Sent by Jonathan Stark on August 11th, 2018
In the value pricing community, there’s an ongoing holy war about whether or not it’s okay to keep using timesheets even after you stop billing by the hour. Timesheets vs no timesheets is to the pricing community what spaces vs tabs is to the software development community.
Which is to say that there are passionate arguments made on both sides of the debate by people who act as if it’s a matter of life and death, when really the “right” decision for any individual is mostly a matter of personal taste.*
In my case, I continued tracking my time for maybe a year after I started value pricing. It was partially just a habit and partially a security blanket and partially the sense of satisfaction that it gave me to look back at it as evidence of work done.
But... it became comical after a while, so I stopped.

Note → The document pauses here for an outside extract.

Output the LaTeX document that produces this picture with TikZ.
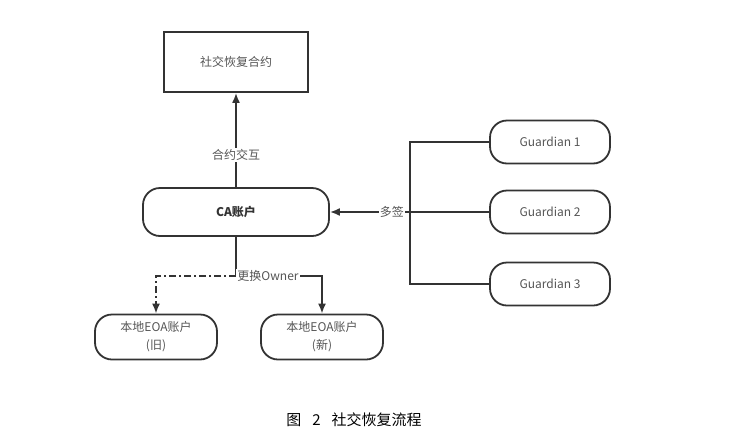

As I moved away from hourly billing toward value pricing, I was naturally drawn to undertake higher value activities. Things that took more head work and less hand work. To actually track this higher value brain work in a timesheet would have required making ridiculous entires, like:
0.1 hours - “Had a great idea for the presentation Nokia wants me to deliver at their world conference”
(Nokia was a client around that time)
The kind of work that we do is creative.
It’s hard to really capture when or how long it took for ideas or insights or breakthroughs to materialize.
The only kind of time I found easy to track was the implementation/execution stuff and meetings.
But that stuff wasn’t where my biggest value came from. My biggest value came from insights that changed the entire strategy of a team or an organization.
If you’re doing mostly implementation/execution types of “hands work”, then maybe tracking time might be interesting for personal reasons.
Continuing to track your time after you have stopped billing for it could very well limit your thinking to the set of activities that are easy to track on a timesheet.
The most important breakthroughs will show up as a blip on a timesheet, if at all.
*Unless you prefer tabs, in which case you’re obviously a monster.